> _Directions_: Reproduce exactly only the lines from the line that holds "Rebuild this chart" to the line that holds "(10-99)', 'GrootBedrijf 100+'];", inclusive, in the listing below, and please leave out every picture.

> _Records supplied_:
::::::::
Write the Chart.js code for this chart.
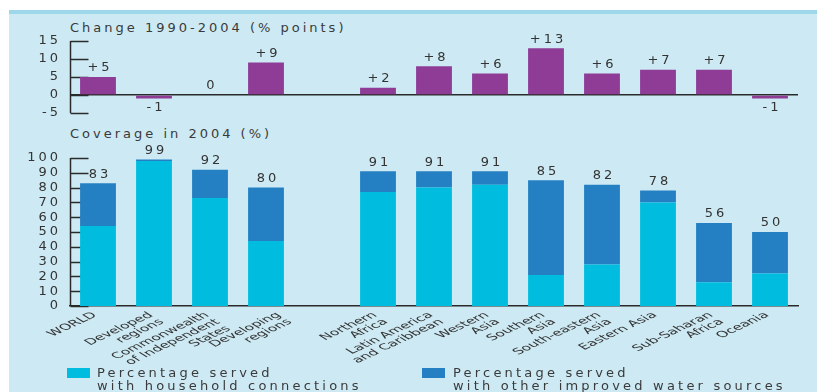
::::::::
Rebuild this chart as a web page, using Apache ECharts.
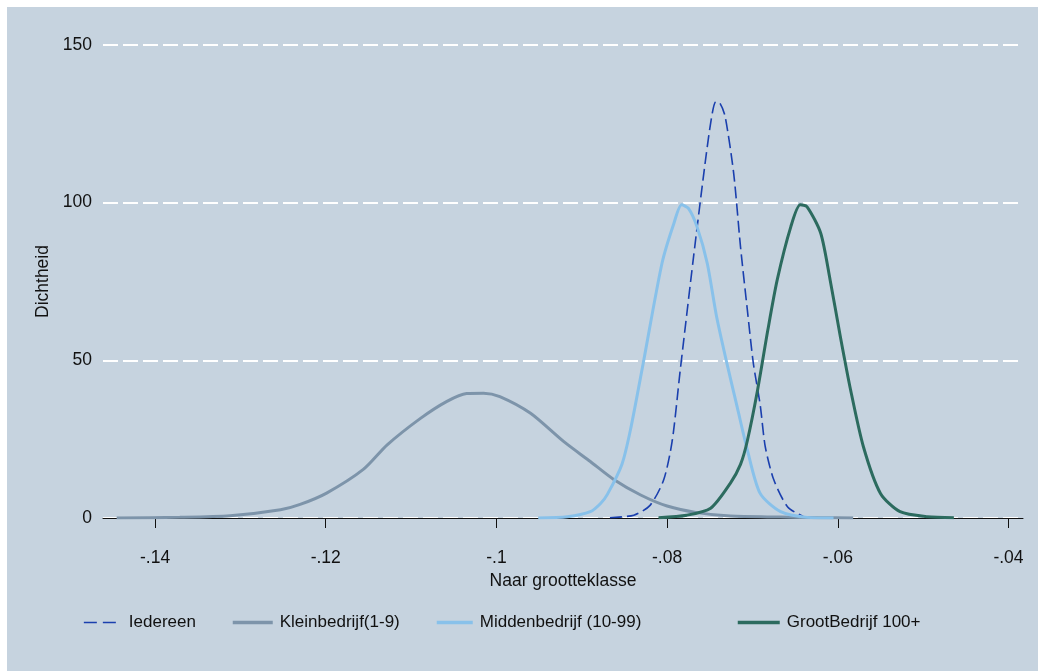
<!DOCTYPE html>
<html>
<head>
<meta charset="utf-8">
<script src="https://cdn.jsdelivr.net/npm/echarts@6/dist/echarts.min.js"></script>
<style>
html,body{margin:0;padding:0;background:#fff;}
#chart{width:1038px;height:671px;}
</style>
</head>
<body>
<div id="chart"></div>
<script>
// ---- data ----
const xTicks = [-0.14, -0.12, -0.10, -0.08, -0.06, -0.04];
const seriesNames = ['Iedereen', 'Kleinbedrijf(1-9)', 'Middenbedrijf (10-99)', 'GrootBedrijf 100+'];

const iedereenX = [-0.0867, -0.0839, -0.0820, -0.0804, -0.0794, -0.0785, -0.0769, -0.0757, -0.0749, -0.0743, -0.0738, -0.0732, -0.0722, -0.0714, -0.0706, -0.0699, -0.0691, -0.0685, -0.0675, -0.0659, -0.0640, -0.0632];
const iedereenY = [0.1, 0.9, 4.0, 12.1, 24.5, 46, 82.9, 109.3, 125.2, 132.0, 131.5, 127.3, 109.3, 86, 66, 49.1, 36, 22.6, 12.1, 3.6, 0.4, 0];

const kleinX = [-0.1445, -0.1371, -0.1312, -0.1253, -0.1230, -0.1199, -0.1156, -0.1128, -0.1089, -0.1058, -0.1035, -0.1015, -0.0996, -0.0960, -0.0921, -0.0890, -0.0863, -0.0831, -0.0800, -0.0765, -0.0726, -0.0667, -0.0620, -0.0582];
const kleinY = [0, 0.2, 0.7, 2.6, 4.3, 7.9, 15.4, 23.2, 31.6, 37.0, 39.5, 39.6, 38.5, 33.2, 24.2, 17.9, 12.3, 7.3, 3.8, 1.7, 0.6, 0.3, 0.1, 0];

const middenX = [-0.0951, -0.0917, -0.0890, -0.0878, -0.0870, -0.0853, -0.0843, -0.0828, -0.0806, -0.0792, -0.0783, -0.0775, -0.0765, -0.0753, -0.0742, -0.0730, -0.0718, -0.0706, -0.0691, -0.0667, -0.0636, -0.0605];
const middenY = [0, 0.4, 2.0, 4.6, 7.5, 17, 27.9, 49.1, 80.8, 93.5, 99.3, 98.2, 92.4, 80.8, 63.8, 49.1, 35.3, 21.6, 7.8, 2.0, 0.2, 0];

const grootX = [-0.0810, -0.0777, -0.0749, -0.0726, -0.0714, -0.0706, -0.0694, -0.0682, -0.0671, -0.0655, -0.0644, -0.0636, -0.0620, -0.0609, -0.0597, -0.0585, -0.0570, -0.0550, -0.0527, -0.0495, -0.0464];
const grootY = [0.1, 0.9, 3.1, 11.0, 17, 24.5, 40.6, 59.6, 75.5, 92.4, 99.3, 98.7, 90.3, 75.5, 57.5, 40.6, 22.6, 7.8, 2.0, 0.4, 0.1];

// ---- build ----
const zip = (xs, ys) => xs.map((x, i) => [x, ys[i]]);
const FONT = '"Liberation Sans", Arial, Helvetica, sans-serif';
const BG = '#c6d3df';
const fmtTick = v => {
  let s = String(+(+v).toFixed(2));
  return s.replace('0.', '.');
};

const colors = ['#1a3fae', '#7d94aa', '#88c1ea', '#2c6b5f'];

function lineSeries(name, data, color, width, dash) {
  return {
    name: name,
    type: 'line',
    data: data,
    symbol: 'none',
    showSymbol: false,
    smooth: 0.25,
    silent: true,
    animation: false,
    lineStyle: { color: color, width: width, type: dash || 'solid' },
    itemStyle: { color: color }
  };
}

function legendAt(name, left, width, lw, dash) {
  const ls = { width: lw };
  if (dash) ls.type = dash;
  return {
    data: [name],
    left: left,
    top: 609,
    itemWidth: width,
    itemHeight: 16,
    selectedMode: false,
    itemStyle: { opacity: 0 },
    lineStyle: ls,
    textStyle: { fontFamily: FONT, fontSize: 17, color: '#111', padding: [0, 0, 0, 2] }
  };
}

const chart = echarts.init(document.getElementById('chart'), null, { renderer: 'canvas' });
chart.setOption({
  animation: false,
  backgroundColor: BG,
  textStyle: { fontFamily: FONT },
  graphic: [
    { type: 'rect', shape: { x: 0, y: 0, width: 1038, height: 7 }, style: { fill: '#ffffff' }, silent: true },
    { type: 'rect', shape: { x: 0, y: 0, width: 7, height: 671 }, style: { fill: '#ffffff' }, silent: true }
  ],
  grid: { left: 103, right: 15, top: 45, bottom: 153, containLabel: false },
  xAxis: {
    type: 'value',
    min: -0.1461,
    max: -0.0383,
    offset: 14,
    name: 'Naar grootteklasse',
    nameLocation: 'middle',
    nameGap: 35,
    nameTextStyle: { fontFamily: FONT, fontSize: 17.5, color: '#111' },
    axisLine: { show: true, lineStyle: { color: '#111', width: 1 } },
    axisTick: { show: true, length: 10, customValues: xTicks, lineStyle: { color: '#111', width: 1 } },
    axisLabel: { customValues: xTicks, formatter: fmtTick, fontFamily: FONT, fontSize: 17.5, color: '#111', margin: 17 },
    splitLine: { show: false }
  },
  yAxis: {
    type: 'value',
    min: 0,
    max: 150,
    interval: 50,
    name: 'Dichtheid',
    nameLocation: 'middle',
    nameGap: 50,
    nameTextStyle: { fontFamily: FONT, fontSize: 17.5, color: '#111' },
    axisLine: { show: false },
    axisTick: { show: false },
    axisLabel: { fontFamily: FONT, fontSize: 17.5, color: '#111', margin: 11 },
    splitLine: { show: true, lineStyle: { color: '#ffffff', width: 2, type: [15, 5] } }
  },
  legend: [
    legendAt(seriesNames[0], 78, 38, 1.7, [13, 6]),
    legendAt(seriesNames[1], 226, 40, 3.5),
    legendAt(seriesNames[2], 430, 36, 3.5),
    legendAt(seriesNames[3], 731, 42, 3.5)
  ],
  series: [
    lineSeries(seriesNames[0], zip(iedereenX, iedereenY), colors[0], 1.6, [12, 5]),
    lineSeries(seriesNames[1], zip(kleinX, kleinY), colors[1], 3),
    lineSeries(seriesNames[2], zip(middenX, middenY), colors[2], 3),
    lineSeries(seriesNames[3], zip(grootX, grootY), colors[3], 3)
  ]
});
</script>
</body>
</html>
::::::::
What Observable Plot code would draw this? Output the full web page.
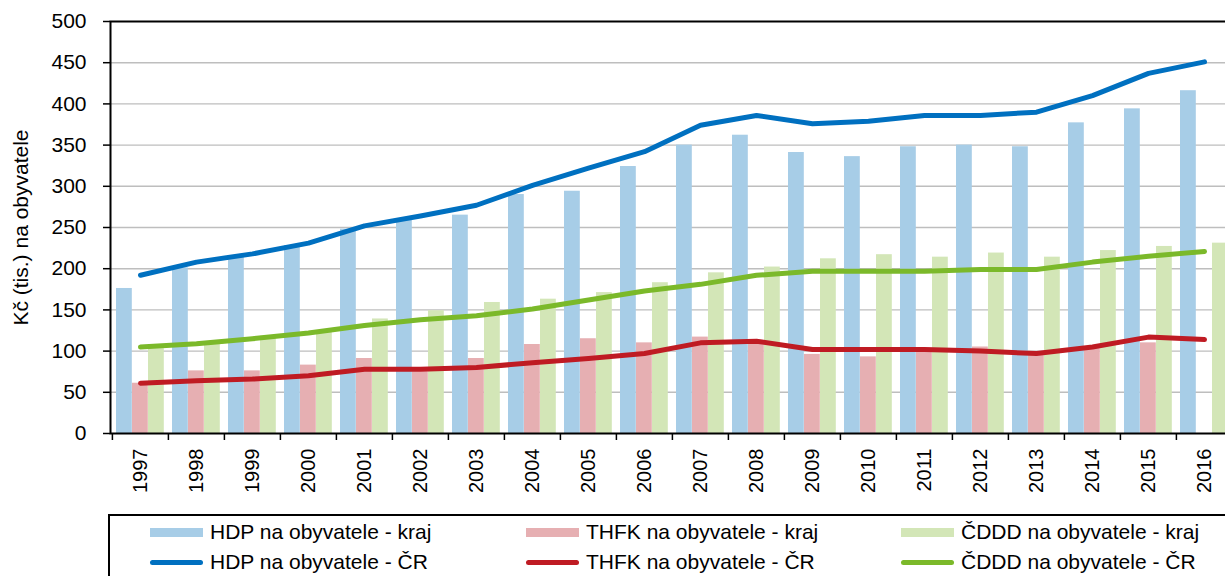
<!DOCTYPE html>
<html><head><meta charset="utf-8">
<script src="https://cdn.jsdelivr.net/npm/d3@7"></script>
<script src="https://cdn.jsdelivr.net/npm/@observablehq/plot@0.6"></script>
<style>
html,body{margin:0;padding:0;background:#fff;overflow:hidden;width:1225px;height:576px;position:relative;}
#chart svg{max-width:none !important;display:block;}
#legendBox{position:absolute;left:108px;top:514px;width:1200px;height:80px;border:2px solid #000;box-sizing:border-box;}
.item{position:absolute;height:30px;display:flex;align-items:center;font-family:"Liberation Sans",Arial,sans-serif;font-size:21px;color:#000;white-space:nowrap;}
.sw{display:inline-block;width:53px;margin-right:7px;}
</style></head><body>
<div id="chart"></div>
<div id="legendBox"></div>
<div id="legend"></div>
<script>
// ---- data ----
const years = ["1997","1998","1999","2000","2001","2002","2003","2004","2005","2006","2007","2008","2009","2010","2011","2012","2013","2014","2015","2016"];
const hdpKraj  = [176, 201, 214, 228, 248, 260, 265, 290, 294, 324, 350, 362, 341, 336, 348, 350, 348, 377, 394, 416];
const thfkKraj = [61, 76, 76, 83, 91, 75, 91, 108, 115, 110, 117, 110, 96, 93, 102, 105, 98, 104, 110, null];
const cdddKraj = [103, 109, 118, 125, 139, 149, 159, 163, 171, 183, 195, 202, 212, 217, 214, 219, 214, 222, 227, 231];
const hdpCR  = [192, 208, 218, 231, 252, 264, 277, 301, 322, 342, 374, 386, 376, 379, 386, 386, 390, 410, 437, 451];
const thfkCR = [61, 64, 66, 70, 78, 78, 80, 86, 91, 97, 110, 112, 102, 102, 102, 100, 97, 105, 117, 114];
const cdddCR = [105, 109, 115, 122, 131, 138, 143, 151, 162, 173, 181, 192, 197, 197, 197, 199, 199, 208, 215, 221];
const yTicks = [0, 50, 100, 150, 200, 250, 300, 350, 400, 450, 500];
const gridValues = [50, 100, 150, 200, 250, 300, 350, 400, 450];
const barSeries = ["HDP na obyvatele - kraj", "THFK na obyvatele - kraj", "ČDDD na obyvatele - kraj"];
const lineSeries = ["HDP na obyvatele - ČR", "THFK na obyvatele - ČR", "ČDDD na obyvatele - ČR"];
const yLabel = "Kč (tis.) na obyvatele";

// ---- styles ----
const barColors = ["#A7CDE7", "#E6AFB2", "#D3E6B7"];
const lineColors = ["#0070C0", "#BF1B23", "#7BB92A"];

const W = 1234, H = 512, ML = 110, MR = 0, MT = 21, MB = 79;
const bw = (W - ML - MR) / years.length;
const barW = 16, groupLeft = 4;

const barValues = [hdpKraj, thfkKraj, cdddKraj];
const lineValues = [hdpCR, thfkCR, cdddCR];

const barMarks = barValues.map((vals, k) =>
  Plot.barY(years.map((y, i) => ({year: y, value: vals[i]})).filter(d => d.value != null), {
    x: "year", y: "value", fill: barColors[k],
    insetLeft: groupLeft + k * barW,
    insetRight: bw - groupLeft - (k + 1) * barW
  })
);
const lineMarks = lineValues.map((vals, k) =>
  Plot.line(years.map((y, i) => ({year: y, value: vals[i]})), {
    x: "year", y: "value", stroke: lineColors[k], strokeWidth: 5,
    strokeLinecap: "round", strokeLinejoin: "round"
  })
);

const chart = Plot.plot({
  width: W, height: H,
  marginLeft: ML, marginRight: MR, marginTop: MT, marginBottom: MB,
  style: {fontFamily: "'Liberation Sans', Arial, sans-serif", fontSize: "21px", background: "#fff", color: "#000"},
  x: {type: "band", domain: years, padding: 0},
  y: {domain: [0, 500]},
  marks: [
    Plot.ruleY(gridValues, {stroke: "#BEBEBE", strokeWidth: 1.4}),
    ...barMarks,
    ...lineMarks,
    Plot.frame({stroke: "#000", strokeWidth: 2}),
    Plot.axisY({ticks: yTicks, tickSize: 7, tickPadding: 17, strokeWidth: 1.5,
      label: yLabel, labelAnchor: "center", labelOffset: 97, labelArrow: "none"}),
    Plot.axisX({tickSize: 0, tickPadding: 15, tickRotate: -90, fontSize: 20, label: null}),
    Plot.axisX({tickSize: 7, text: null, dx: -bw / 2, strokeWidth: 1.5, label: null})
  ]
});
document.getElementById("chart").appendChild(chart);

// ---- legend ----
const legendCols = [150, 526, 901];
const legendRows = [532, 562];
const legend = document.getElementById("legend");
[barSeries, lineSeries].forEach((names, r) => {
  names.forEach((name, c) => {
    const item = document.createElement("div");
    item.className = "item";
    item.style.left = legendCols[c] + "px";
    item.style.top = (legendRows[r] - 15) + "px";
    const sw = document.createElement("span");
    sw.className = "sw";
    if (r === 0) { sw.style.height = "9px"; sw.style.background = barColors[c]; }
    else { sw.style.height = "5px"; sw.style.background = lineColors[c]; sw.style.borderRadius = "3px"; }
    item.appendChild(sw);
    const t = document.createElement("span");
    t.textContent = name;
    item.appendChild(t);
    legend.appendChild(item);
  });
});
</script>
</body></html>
::::::::
> _Completed exercise_:
Rebuild this chart as a web page, using Apache ECharts.
<!DOCTYPE html>
<html>
<head>
<meta charset="utf-8">
<script src="https://cdn.jsdelivr.net/npm/echarts@6/dist/echarts.min.js"></script>
<style>
html,body{margin:0;padding:0;background:#fff;}
#chart{width:1038px;height:671px;}
</style>
</head>
<body>
<div id="chart"></div>
<script>
// ---- data ----
const xTicks = [-0.14, -0.12, -0.10, -0.08, -0.06, -0.04];
const seriesNames = ['Iedereen', 'Kleinbedrijf(1-9)', 'Middenbedrijf (10-99)', 'GrootBedrijf 100+'];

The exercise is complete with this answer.